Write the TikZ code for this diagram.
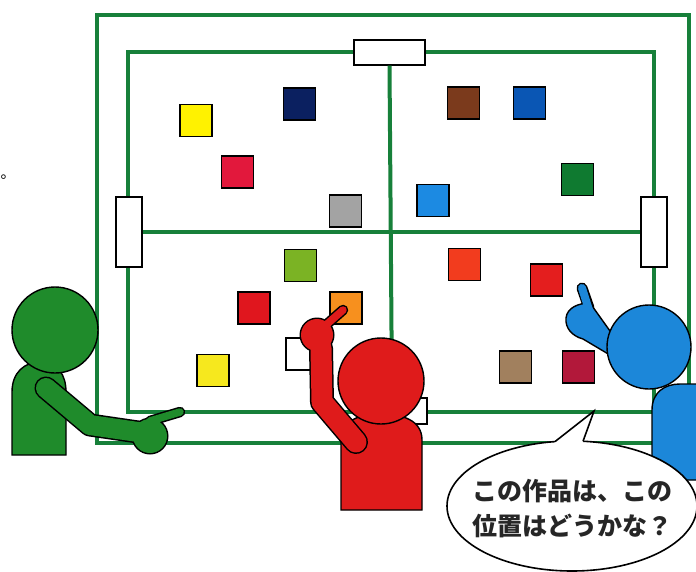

————

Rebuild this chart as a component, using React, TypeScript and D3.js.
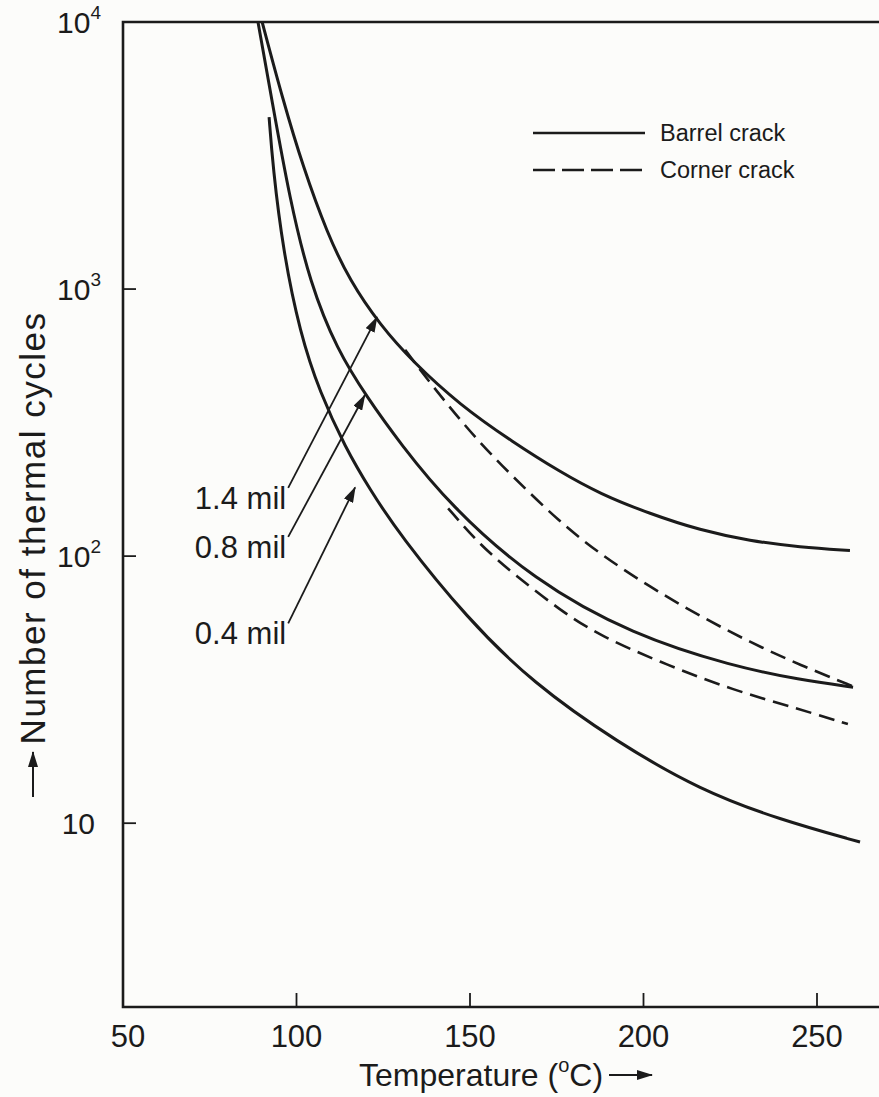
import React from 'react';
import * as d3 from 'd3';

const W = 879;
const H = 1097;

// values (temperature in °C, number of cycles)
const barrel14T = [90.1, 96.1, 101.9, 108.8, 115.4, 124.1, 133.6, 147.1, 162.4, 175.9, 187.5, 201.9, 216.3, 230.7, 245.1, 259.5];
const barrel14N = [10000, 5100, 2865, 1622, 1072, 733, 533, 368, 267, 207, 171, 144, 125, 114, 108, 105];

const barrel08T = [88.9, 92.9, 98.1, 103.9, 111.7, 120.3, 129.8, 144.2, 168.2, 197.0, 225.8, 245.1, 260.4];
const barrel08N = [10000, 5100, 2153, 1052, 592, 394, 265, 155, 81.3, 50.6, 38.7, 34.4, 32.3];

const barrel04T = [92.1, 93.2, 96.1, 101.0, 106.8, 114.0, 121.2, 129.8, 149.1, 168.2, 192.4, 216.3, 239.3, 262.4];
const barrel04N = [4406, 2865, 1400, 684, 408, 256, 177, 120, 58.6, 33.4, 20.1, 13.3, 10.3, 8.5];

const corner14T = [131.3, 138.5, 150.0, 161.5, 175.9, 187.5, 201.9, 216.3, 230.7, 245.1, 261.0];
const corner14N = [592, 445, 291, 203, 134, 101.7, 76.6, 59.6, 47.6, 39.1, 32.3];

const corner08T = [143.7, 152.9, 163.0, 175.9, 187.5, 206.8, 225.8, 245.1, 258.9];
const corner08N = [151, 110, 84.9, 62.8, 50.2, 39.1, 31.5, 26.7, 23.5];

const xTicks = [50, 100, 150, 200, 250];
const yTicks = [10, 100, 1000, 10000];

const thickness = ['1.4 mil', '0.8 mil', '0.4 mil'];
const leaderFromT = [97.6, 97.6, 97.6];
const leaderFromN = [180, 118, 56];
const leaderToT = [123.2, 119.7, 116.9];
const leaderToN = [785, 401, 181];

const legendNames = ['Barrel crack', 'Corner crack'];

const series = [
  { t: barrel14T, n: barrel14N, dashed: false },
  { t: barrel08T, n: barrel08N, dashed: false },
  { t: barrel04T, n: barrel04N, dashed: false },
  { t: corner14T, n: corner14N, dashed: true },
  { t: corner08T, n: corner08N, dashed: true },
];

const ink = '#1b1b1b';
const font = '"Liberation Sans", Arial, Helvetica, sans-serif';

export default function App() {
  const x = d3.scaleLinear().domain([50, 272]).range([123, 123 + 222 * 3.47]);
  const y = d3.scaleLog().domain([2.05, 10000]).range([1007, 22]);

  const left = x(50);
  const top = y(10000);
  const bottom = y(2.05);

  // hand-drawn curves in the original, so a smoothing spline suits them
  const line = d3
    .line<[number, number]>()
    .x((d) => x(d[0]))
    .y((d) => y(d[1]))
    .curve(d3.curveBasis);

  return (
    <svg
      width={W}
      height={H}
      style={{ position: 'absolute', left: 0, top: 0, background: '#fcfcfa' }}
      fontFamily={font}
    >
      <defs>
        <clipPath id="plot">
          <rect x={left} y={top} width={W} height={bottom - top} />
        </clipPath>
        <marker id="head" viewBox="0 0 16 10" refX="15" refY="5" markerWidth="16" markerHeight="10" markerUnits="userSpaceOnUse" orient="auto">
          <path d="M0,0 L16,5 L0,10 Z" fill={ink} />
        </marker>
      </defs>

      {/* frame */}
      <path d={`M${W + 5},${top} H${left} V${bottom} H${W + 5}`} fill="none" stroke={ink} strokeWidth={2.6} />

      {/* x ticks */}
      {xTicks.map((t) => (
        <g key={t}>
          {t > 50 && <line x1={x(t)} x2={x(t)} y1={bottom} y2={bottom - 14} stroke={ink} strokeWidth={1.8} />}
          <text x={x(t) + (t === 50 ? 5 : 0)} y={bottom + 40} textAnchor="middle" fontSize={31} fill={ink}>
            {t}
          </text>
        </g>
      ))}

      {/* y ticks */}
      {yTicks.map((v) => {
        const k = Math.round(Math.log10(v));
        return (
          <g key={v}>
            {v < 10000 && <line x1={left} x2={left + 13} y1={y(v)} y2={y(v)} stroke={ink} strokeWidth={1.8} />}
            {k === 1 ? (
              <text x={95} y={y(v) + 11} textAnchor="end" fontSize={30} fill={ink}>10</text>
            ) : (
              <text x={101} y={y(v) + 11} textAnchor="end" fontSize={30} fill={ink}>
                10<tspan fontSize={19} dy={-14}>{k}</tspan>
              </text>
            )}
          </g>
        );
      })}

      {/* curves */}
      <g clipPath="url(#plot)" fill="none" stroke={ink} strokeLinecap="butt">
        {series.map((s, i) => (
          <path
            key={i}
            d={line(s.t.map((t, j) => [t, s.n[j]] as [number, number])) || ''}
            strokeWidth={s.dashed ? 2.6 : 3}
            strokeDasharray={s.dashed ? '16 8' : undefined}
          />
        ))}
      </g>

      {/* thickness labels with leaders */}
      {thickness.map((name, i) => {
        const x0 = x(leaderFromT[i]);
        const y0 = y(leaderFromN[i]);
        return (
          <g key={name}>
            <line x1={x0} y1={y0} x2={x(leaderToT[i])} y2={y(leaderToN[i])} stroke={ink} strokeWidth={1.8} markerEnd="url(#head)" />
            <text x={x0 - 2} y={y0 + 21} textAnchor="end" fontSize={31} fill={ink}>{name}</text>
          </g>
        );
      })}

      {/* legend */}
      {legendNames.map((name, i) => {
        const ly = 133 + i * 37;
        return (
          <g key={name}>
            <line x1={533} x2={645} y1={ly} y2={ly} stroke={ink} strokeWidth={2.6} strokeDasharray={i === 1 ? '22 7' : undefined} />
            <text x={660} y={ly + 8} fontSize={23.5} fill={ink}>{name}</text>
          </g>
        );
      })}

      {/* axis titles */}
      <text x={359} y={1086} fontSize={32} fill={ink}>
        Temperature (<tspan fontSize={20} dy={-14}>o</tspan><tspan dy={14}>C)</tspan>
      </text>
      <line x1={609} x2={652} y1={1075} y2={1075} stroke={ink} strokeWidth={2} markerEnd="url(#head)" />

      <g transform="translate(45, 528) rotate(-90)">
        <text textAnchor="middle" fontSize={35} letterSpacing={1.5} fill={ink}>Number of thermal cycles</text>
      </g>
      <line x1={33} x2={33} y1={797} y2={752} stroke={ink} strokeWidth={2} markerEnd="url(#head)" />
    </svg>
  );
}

————

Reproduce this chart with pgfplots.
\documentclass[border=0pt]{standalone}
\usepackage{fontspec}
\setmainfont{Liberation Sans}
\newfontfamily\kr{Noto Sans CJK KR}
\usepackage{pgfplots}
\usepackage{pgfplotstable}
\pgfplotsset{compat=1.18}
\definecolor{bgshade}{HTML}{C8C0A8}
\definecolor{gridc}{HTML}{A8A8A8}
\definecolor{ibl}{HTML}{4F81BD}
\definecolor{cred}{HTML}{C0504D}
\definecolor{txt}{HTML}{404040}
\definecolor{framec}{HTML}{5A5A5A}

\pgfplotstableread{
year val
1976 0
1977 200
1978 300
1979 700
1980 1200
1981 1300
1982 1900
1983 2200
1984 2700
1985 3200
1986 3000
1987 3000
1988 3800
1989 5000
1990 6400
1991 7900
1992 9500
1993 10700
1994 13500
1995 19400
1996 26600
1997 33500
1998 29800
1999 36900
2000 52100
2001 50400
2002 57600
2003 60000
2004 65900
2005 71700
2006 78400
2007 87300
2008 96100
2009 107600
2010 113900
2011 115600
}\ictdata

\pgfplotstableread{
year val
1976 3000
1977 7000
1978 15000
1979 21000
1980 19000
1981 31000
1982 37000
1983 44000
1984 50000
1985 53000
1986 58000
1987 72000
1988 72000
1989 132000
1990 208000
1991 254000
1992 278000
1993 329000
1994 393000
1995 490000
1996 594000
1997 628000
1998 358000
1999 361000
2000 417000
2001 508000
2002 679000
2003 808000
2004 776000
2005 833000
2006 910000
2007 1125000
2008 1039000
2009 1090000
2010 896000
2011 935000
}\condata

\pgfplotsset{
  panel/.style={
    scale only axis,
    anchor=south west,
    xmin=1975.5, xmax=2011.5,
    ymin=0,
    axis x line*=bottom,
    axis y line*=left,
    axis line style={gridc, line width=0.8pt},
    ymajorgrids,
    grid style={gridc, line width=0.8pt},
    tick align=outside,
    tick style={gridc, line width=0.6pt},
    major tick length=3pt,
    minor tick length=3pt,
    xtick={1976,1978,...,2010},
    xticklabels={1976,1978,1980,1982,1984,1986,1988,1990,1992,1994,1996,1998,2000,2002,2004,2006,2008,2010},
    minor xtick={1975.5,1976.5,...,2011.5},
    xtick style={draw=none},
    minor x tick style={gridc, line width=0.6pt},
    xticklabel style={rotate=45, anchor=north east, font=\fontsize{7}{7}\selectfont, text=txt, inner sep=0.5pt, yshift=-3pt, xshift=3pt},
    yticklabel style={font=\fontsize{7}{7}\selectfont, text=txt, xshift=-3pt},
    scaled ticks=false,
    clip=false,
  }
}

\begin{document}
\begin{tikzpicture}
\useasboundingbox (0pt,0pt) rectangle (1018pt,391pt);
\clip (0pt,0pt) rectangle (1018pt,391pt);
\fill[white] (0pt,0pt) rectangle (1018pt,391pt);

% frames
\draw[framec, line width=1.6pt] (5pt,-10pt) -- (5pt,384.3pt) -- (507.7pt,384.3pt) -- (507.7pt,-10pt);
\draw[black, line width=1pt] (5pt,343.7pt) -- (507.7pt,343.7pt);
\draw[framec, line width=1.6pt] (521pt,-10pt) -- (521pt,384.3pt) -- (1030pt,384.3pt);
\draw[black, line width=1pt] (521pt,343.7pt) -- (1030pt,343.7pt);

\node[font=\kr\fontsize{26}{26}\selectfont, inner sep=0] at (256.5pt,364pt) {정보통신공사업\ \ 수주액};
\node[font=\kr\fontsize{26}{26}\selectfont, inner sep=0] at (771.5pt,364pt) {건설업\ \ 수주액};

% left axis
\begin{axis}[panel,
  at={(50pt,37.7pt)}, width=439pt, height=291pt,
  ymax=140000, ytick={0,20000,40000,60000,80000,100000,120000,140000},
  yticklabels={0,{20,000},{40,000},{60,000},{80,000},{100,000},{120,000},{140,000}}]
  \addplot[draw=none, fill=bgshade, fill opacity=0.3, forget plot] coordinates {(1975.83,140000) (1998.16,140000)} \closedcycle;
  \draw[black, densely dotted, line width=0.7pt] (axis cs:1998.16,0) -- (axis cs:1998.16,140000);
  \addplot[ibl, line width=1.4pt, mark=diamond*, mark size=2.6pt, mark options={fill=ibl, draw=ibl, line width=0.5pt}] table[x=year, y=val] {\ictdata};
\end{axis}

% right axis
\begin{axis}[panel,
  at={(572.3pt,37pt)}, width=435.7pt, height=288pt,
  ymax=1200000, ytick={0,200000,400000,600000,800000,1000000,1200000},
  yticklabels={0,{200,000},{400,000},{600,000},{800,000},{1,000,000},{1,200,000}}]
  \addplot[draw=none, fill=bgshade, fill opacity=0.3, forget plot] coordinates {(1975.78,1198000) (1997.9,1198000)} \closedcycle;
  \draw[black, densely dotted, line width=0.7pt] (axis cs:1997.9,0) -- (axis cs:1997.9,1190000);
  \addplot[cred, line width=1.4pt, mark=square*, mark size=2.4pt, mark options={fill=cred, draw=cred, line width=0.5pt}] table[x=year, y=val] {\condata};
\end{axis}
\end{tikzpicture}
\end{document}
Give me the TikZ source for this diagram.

————

**What is needed**
From the data above, show each line that contains "diagram".

**Worked answer**
Write the TikZ code for this diagram.
Give me the TikZ source for this diagram.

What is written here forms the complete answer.